The Bottom Line on Women at the Top

Advocacy group Catalyst's surprising new study shows that gender diversity in exec ranks and financial performance are linked

It's the rare exec who hasn't heard that more gender diversity in the top ranks would be good for Corporate America. The arguments supporting this point of view seem intuitive enough: Women now earn half of all bachelor's degrees and nearly half of all law degrees, so companies that aggressively recruit and retain women are tapping into an increasingly well-educated talent pool.

Plus, companies with women well-represented in the ranks should be better able to appeal to female consumers, whose purchasing power is growing. And research into organizational behavior shows that diverse groups, if well-managed, make better business decisions than more homogenous groups.

But do companies with more women executives have better financial performance? "For years people have been asking that question," says Ilene Lang, president of Catalyst, an advocacy group for women in business. "We heard it from board members and from member companies."


  Two years ago, with sponsorship from BMO Financial Group, Catalyst set out to find an answer. On Jan. 26, it released a study showing that indeed gender diversity and financial performance are linked -- in a large and positive way. On average, companies with the highest percentage of women among their top officers had a return on equity 35.1% higher than those with the fewest high-level women. Total return to shareholders was 34% higher for the companies with the most executive women, vs. those with the fewest.

"The magnitude of the difference between low-gender diversity and high-gender diversity is quite big. I think everybody fundamentally believes gender diversity is a good thing, but to find something that strong is very impressive," says Harvey Wagner, an adviser on the study and a professor of business at the Kenan-Flagler School of Business at the University of North Carolina, Chapel Hill.

He had expected the study to find almost no difference in the total return measure, since it's based largely on the stock prices, which, of course, can be quite volatile. He said he was "more hopeful" that return on equity would show something significant, but he still was skeptical. At most of the companies studied, the numbers of women in the very highest executive ranks were still in the single digits.


  While Lang is quick to note that the study doesn't establish a cause-and-effect relationship, she is encouraged. "We hope people will take this report for what it is. At face value, as a lot of data that shows a correlation. Then they'll think about how it will impact their company," she says. "We hope companies will establish and maintain the policies that enable them to retain and recruit diverse women." Catalyst's goal: that valuing diversity "will become part of any company's DNA."
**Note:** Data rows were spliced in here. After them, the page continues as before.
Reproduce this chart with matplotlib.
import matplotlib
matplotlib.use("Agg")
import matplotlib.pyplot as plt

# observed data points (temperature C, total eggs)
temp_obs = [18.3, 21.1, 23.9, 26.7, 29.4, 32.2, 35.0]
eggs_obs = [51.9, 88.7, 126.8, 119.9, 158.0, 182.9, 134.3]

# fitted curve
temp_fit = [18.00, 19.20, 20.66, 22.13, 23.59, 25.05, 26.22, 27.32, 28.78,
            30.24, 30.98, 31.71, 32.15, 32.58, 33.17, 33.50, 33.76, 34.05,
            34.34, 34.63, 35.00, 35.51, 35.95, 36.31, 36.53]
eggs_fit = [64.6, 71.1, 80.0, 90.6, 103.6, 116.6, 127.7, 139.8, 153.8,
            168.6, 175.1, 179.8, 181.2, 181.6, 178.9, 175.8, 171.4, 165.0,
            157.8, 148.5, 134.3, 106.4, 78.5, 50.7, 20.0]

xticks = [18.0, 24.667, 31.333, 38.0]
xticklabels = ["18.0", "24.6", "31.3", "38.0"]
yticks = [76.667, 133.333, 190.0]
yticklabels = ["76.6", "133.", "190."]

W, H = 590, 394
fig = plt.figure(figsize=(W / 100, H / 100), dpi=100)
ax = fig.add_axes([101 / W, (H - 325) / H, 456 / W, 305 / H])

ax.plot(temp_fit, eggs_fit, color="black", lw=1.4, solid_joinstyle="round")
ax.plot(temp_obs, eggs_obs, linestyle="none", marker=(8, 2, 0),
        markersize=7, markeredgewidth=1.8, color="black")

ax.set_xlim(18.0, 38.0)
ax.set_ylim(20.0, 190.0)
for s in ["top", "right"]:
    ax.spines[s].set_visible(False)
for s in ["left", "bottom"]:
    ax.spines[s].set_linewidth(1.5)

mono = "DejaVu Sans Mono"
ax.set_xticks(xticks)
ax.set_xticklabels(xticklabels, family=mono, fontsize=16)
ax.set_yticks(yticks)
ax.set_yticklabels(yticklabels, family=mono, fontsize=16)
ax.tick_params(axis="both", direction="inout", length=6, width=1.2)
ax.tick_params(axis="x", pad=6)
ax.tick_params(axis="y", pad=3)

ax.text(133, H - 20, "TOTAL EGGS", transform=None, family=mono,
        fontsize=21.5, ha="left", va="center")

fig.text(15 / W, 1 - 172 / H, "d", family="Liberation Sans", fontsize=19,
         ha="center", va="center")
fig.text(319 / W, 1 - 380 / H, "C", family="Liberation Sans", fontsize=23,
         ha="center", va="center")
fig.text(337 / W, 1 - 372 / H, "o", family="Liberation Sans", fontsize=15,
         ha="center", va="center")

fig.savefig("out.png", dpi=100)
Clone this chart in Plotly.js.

Catalyst examined figures from 353 of the nation's 500 largest companies from 1996 to 2000. It divided the companies into four groups, with those having the most women executives composing the top quartile and those with the fewest women as the bottom quartile. The first quartile showed a return on equity of 17.7% and a total return to shareholders of 127.7%. That compares to 13.1% and 95.3% for the bottom quartile.

Numbers were crunched for five industries (those with at least 35 companies in the sample), and significant differences were found among those as well. For companies producing consumer staples, the top quartile had a 29.4% return on equity and a 125.9% total return. The bottom quartile had only an 11.5% return on equity and a 33.6% total return. The statistics for consumer-discretionary and financial companies are less shocking but still significant. For industrials and information-technology companies, the results were inconclusive.

For Corporate America as a whole, these results should be anything but.